Search code examples
c#linqgroupinglazy-evaluationlazy-sequences

how to get empty groups, lazily


I want to group objects by a boolean value, and I need to always get two groups (one for true, one for false), no matter if there are any elements in them.

The usual approach using GroupBy does not work, as it will only generate nonempty groups. Take e.g. this code:

var list = new List<(string, bool)>();
list.Add(("hello", true));
list.Add(("world", false));
var grouping = list.GroupBy(i => i.Item2);
var allTrue = grouping.Last();
var allFalse = grouping.First();

This only works if there is at least one element per boolean value. If we remove one of the Add lines, or even both, allTrue and allFalse will not contain the correct groups. If we remove both, we even get a runtime exception trying to call Last() ("sequence contains no elements").

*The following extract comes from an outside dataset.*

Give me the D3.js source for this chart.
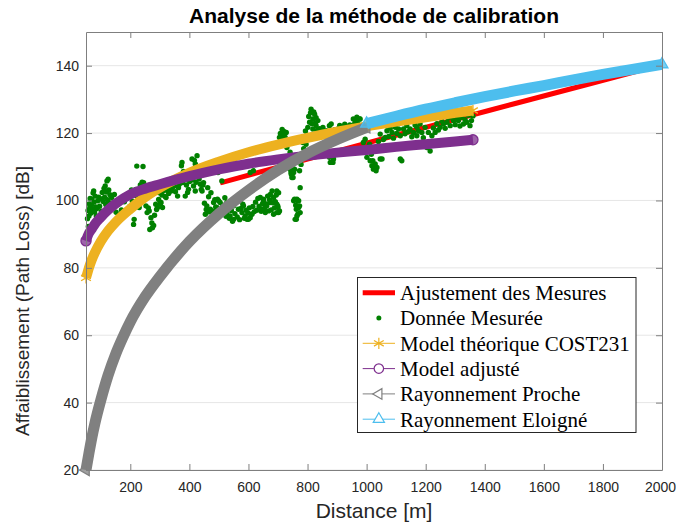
<!DOCTYPE html>
<html>
<head>
<meta charset="utf-8">
<script src="https://cdn.jsdelivr.net/npm/d3@7"></script>
<style>
  body { margin: 0; background: #fff; }
  svg { display: block; }
</style>
</head>
<body>
<svg id="chart" width="676" height="526"></svg>
<script>
// Axis ticks
const xTicks = [200, 400, 600, 800, 1000, 1200, 1400, 1600, 1800, 2000];
const yTicks = [20, 40, 60, 80, 100, 120, 140];

// Linear fit of the measurements
const fitDist = [504, 750, 1000, 1250, 1500, 1750, 2000];
const fitLoss = [105.2, 111.1, 117.0, 122.9, 128.7, 134.5, 140.3];

// COST231 theoretical model
const costDist = [50, 55, 60, 70, 80, 100, 125, 150, 200, 250, 300, 400, 500, 600, 700, 800, 900, 1000, 1100, 1200, 1300, 1360];
const costLoss = [77.0, 78.5, 80.0, 82.5, 84.5, 87.8, 91.0, 93.5, 97.5, 101.0, 103.8, 108.2, 111.5, 114.3, 116.6, 118.6, 120.4, 122.0, 123.4, 124.7, 126.0, 126.7];

// Adjusted model
const adjDist = [50, 55, 60, 70, 80, 100, 125, 150, 200, 250, 300, 400, 500, 600, 700, 800, 900, 1000, 1100, 1200, 1300, 1360];
const adjLoss = [88.0, 89.3, 90.3, 91.6, 93.0, 95.0, 97.2, 99.0, 101.8, 103.5, 104.8, 107.2, 109.2, 110.9, 112.2, 113.3, 114.2, 115.0, 115.9, 116.7, 117.5, 118.0];

// Near-field radiation
const procheDist = [50, 60, 70, 80, 100, 125, 150, 175, 200, 250, 300, 400, 500, 600, 700, 800, 900, 1000];
const procheLoss = [20.0, 25.0, 29.7, 33.8, 40.7, 48.2, 54.3, 59.4, 64.0, 71.4, 77.4, 87.8, 96.1, 103.0, 109.0, 114.0, 118.1, 121.7];

// Far-field radiation
const eloigneDist = [1000, 1100, 1200, 1300, 1400, 1500, 1600, 1700, 1800, 1900, 2000];
const eloigneLoss = [122.8, 125.0, 127.1, 129.0, 130.8, 132.5, 134.1, 135.8, 137.4, 138.9, 140.4];

// Measured path loss [distance m, loss dB]
const mesures = [
  [55,94.6],[57,97.0],[58,92.3],[60,95.4],[61,99.0],[63,97.9],[64,100.6],[66,96.2],[68,98.6],[70,100.4],
  [72,97.3],[74,102.2],[76,102.8],[77,99.5],[79,96.6],[81,101.3],[83,98.1],[85,95.4],[87,97.6],[90,99.9],
  [93,101.0],[96,98.3],[99,100.5],[102,96.8],[105,102.4],[108,99.7],[111,103.6],[113,101.0],[115,104.3],[117,98.8],
  [119,102.5],[121,105.8],[123,100.2],[125,106.3],[127,103.1],[129,99.3],[131,101.7],[134,98.6],[137,100.9],[140,97.6],
  [143,99.4],[146,101.8],
  [152,96.5],[160,94.8],[170,97.2],[180,99.6],[190,100.8],[198,98.2],[204,103.1],[207,99.8],[211,92.9],[213,94.4],
  [216,101.6],[219,103.3],[222,110.2],[223,101.3],[227,99.2],[230,97.9],[234,104.6],[238,102.4],[240,105.4],[243,110.1],
  [245,105.3],[249,100.7],[253,98.4],[257,96.4],[261,97.8],[264,96.9],[266,91.4],[270,94.9],[273,93.3],[275,91.9],
  [279,92.6],[282,95.6],[286,98.9],[289,97.3],
  [292,97.9],[296,100.3],[298,102.3],[302,99.1],[304,99.4],[307,101.6],[309,97.9],[312,102.9],[315,103.3],[318,101.2],
  [321,100.9],[324,103.0],[326,103.8],[330,102.1],[334,104.7],[338,102.8],[342,103.6],[346,105.6],[349,104.3],[353,102.6],
  [356,105.2],[360,101.3],[363,103.8],[366,104.8],[370,106.2],[373,110.3],[375,111.3],[377,105.3],[380,108.6],[383,106.7],
  [386,106.3],[386,101.3],[390,104.6],[394,102.4],[397,103.3],[401,105.6],[405,107.9],[409,112.3],[412,106.1],[414,104.3],
  [417,111.9],[420,102.8],[420,110.8],[423,105.4],[426,113.3],[430,108.7],[433,106.4],[437,104.8],[440,103.3],[443,102.8],
  [446,104.6],[448,105.3],
  [451,99.2],[454,95.9],[457,97.3],[459,98.4],[462,103.8],[465,101.1],[468,96.6],[471,97.4],[473,102.3],[476,94.4],
  [479,96.9],[482,99.4],[482,95.4],[486,100.2],[489,98.1],[493,97.9],[495,100.4],[497,108.3],[499,99.9],[504,99.4],
  [507,96.7],[510,105.8],[513,98.6],[516,97.4],[520,100.8],[524,95.3],[527,96.4],[527,99.4],[531,97.8],[535,94.7],
  [538,95.4],[542,97.0],[546,93.8],[550,94.4],[550,98.4],[554,96.1],[558,99.5],[562,95.1],[566,97.4],[570,94.3],
  [572,99.9],[575,97.6],[578,96.4],[581,98.9],[583,98.4],[586,94.7],[589,95.4],[592,97.1],[595,94.4],[598,96.3],
  [600,94.4],[603,97.8],[606,94.9],[606,108.3],[609,95.9],[612,95.9],[615,98.2],[617,108.8],[620,96.7],
  [624,99.5],[628,97.1],[632,100.6],[636,98.3],[640,100.9],[643,96.8],[645,97.4],[648,99.1],[651,99.9],[651,100.4],
  [654,97.6],[657,96.4],[660,99.0],[662,98.4],[665,101.3],[668,96.9],[671,100.2],[674,99.4],[674,101.8],[677,97.2],
  [680,102.8],[682,99.3],[685,100.9],[685,95.9],[688,97.8],[691,99.6],[694,101.6],[696,102.8],[696,98.9],[696,96.4],
  [699,98.4],[700,97.9],[702,96.4],[702,102.3],[705,96.9],[705,118.7],[708,119.9],[711,118.3],[714,121.1],[717,119.2],
  [720,120.5],[724,118.8],[728,120.2],[730,115.7],[735,117.4],
  [741,109.3],[741,114.3],[744,108.3],[745,107.8],[747,106.8],[749,110.6],[751,106.8],[753,108.3],[753,99.9],[756,109.3],
  [756,100.4],[758,94.4],[760,98.6],[762,97.4],[762,94.4],[764,95.4],[764,100.4],[767,99.9],[767,95.9],[770,97.9],
  [770,99.9],[773,98.4],[773,108.8],[775,96.4],[775,103.8],[778,110.7],[781,113.2],[784,117.2],[787,115.4],[790,118.7],
  [793,120.6],[795,116.7],[798,119.4],[801,121.7],[804,124.9],[807,123.2],[810,126.0],[812,127.1],[815,122.8],[818,124.2],
  [818,121.2],[821,126.3],[824,125.6],[827,123.0],[829,124.6],[829,122.2],[832,120.8],[835,123.7],[840,121.3],[846,119.8],
  [852,121.7],[857,120.1],[863,120.7],[863,113.7],[868,119.5],[874,122.2],[874,112.8],[877,111.3],[880,122.7],[883,120.3],
  [886,119.7],[886,111.3],[888,112.3],[892,121.0],[897,120.4],
  [903,121.2],[909,122.3],[914,120.5],[920,121.7],[926,122.6],[931,121.0],[937,120.7],[943,122.4],[948,121.3],[954,121.7],
  [955,124.2],[960,122.9],[965,123.7],[967,123.2],[967,124.7],[971,122.6],[976,124.2],[978,124.2],[983,121.6],[989,117.2],
  [995,118.2],
  [1001,112.8],[1004,115.3],[1010,116.7],[1012,111.8],[1016,113.7],[1018,110.3],[1021,111.8],[1023,109.3],[1027,110.3],[1029,110.8],
  [1032,108.8],[1035,109.8],[1040,117.5],[1046,119.7],[1046,112.3],[1052,112.3],[1057,118.1],[1063,118.7],[1069,120.7],[1075,119.0],
  [1080,121.4],[1086,120.2],[1091,118.5],[1097,121.7],[1102,119.9],[1108,121.2],[1114,119.2],[1114,112.3],[1119,111.8],[1125,121.2],
  [1130,119.8],[1136,122.2],[1141,120.4],[1147,121.2],[1153,118.9],[1159,120.2],[1164,122.4],[1170,121.7],[1170,119.2],[1176,120.6],
  [1181,122.7],[1187,120.2],[1192,118.6],[1198,121.7],[1204,115.7],[1209,120.2],[1215,114.7],[1221,119.2],[1226,121.5],[1232,120.2],
  [1238,122.8],[1243,120.9],[1249,121.7],[1255,123.5],[1260,122.7],[1266,121.4],[1272,123.2],[1277,124.5],[1283,122.2],[1289,124.8],
  [1294,123.7],[1300,122.5],[1305,124.9],[1311,123.7],[1316,122.1],[1322,124.7],[1328,122.7],[1333,124.0],[1339,123.2],[1344,125.3],
  [1350,122.2],[1355,123.7],[1360,125.1]
];

const legendLabels = [
  "Ajustement des Mesures",
  "Donnée Mesurée",
  "Model théorique COST231",
  "Model adjusté",
  "Rayonnement Proche",
  "Rayonnement Eloigné"
];

const colors = {
  fit: "#ff0000",
  data: "#008000",
  cost: "#edb120",
  adj: "#7e2f8e",
  proche: "#808080",
  eloigne: "#4dbeee"
};

const svg = d3.select("#chart");
const plotLeft = 86, plotRight = 662, plotTop = 32, plotBottom = 470;

const x = d3.scaleLinear().domain([50, 2000]).range([plotLeft, plotRight]);
const y = d3.scaleLinear().domain([20, 150]).range([plotBottom, plotTop]);

const axisColor = "#7f7f7f";
const labelColor = "#262626";
const sans = "'Liberation Sans', Arial, sans-serif";
const serif = "'Liberation Serif', 'Times New Roman', serif";

// Horizontal grid
svg.append("g")
  .selectAll("line")
  .data(yTicks)
  .join("line")
  .attr("x1", plotLeft).attr("x2", plotRight)
  .attr("y1", d => y(d)).attr("y2", d => y(d))
  .attr("stroke", "#e6e6e6").attr("stroke-width", 1);

// Series
const line = d3.line()
  .x(d => x(d[0]))
  .y(d => y(d[1]))
  .curve(d3.curveMonotoneX);

const fitPts = d3.zip(fitDist, fitLoss);
const costPts = d3.zip(costDist, costLoss);
const adjPts = d3.zip(adjDist, adjLoss);
const prochePts = d3.zip(procheDist, procheLoss);
const eloignePts = d3.zip(eloigneDist, eloigneLoss);

const plot = svg.append("g");

plot.append("path").datum(fitPts)
  .attr("d", line).attr("fill", "none")
  .attr("stroke", colors.fit).attr("stroke-width", 5);

plot.append("g").selectAll("circle")
  .data(mesures).join("circle")
  .attr("cx", d => x(d[0])).attr("cy", d => y(d[1]))
  .attr("r", 2.7).attr("fill", colors.data);

// Dense marker band: thick stroke along the curve, end markers at both ends
function band(pts, color, width, symbolType, symbolSize, rotate) {
  const g = plot.append("g");
  g.append("path").datum(pts)
    .attr("d", line).attr("fill", "none")
    .attr("stroke", color).attr("stroke-width", width)
    .attr("stroke-linejoin", "round");
  const sym = d3.symbol().type(symbolType).size(symbolSize);
  const ends = [pts[0], pts[pts.length - 1]];
  g.selectAll("path.m").data(ends).join("path")
    .attr("class", "m")
    .attr("d", sym)
    .attr("transform", d => `translate(${x(d[0])},${y(d[1])}) rotate(${rotate})`)
    .attr("fill", color).attr("fill-opacity", 0.75)
    .attr("stroke", color).attr("stroke-width", 1.3);
}

band(costPts, colors.cost, 10, d3.symbolAsterisk, 90, 0);
band(adjPts, colors.adj, 10, d3.symbolCircle, 80, 0);
band(prochePts, colors.proche, 11, d3.symbolTriangle2, 90, -90);
band(eloignePts, colors.eloigne, 11, d3.symbolTriangle2, 100, 0);

// Axes (box with inward ticks)
function styleAxis(g) {
  g.selectAll(".domain").attr("stroke", axisColor);
  g.selectAll(".tick line").attr("stroke", axisColor);
  g.selectAll(".tick text").attr("fill", labelColor)
    .style("font-family", sans).style("font-size", "14px");
}

const fmt = d3.format("d");

const xAxisG = svg.append("g").attr("transform", `translate(0,${plotBottom})`)
  .call(d3.axisBottom(x).tickValues(xTicks).tickFormat(fmt).tickSizeInner(-6).tickSizeOuter(0).tickPadding(12))
  .call(styleAxis);
// keep the last label inside the canvas
xAxisG.selectAll(".tick text").filter(d => d === 2000).attr("dx", -2);

svg.append("g").attr("transform", `translate(0,${plotTop})`)
  .call(d3.axisTop(x).tickValues(xTicks).tickSizeInner(-6).tickSizeOuter(0).tickFormat(""))
  .call(styleAxis);
svg.append("g").attr("transform", `translate(${plotLeft},0)`)
  .call(d3.axisLeft(y).tickValues(yTicks).tickFormat(fmt).tickSizeInner(-6).tickSizeOuter(0).tickPadding(7))
  .call(styleAxis);
svg.append("g").attr("transform", `translate(${plotRight},0)`)
  .call(d3.axisRight(y).tickValues(yTicks).tickSizeInner(-6).tickSizeOuter(0).tickFormat(""))
  .call(styleAxis);

// Titles
svg.append("text")
  .attr("x", (plotLeft + plotRight) / 2).attr("y", 23)
  .attr("text-anchor", "middle")
  .style("font-family", sans).style("font-size", "21px").style("font-weight", "bold")
  .attr("fill", "#000")
  .text("Analyse de la méthode de calibration");

svg.append("text")
  .attr("x", (plotLeft + plotRight) / 2).attr("y", 518)
  .attr("text-anchor", "middle")
  .style("font-family", sans).style("font-size", "21px")
  .attr("fill", labelColor)
  .text("Distance [m]");

svg.append("text")
  .attr("transform", "translate(29,301) rotate(-90)")
  .attr("text-anchor", "middle")
  .style("font-family", sans).style("font-size", "19px")
  .attr("fill", labelColor)
  .text("Affaiblissement (Path Loss) [dB]");

// Legend
const lg = svg.append("g");
lg.append("rect")
  .attr("x", 357.5).attr("y", 277.5).attr("width", 278.5).attr("height", 155)
  .attr("fill", "#fff").attr("stroke", "#262626").attr("stroke-width", 1);

const rowY = i => 292.7 + i * 25.3;
const sx1 = 362.7, sx2 = 395, sxm = (sx1 + sx2) / 2;

legendLabels.forEach((label, i) => {
  lg.append("text")
    .attr("x", 400).attr("y", rowY(i)).attr("dy", "0.35em")
    .style("font-family", serif).style("font-size", "21px")
    .attr("fill", "#000")
    .text(label);
});

lg.append("line").attr("x1", sx1).attr("x2", sx2).attr("y1", rowY(0)).attr("y2", rowY(0))
  .attr("stroke", colors.fit).attr("stroke-width", 5);
lg.append("circle").attr("cx", sxm).attr("cy", rowY(1)).attr("r", 2.5).attr("fill", colors.data);

const legendLines = [
  [2, colors.cost, d3.symbolAsterisk, 90, 0],
  [3, colors.adj, d3.symbolCircle, 70, 0],
  [4, colors.proche, d3.symbolTriangle2, 80, -90],
  [5, colors.eloigne, d3.symbolTriangle2, 90, 0]
];
legendLines.forEach(([i, c, t, s, r]) => {
  lg.append("line").attr("x1", sx1).attr("x2", sx2).attr("y1", rowY(i)).attr("y2", rowY(i))
    .attr("stroke", c).attr("stroke-width", 1);
  lg.append("path").attr("d", d3.symbol().type(t).size(s)())
    .attr("transform", `translate(${sxm},${rowY(i)}) rotate(${r})`)
    .attr("fill", "#fff").attr("stroke", c).attr("stroke-width", 1.2);
});
</script>
</body>
</html>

Note: I want to do this lazily. (Not: Create two empty collections, iterate over the input, fill the collections.)


Solution

  • The .NET platform does not contain a built-in way to produce empty IGroupings. There is no publicly accessible class that implements this interface, so we will have to create one manually:

    class EmptyGrouping<TKey, TElement> : IGrouping<TKey, TElement>
    {
        public TKey Key { get; }
    
        public EmptyGrouping(TKey key) => Key = key;
    
        public IEnumerator<TElement> GetEnumerator()
            => Enumerable.Empty<TElement>().GetEnumerator();
    
        IEnumerator IEnumerable.GetEnumerator()
            => GetEnumerator();
    }
    

    In order to check if all required groupings are available, we will need a way to compare them based on their Key. Below is a simple IEqualityComparer implementation for IGroupings:

    public class GroupingComparerByKey<TKey, TElement>
        : IEqualityComparer<IGrouping<TKey, TElement>>
    {
        public bool Equals(IGrouping<TKey, TElement> x, IGrouping<TKey, TElement> y)
            => EqualityComparer<TKey>.Default.Equals(x.Key, y.Key);
    
        public int GetHashCode(IGrouping<TKey, TElement> obj)
            => obj.Key.GetHashCode();
    }
    

    With this infrastructure in place, we can now create a lazy LINQ operator that appends missing groupings to enumerables. Lets call it EnsureContains:

    public static IEnumerable<IGrouping<TKey, TElement>> EnsureContains<TKey, TElement>(
        this IEnumerable<IGrouping<TKey, TElement>> source, params TKey[] keys)
    {
        return source
            .Union(keys.Select(key => new EmptyGrouping<TKey, TElement>(key)),
                new GroupingComparerByKey<TKey, TElement>());
    }
    

    Usage example:

    var groups = list
        .GroupBy(i => i.Item2)
        .EnsureContains(true, false);
    

    Note: The enumerable produced by the GroupBy operator is lazy, so it is evaluated every time is used. Evaluating this operator is relatively expensive, so it is a good idea to avoid evaluating it more than once.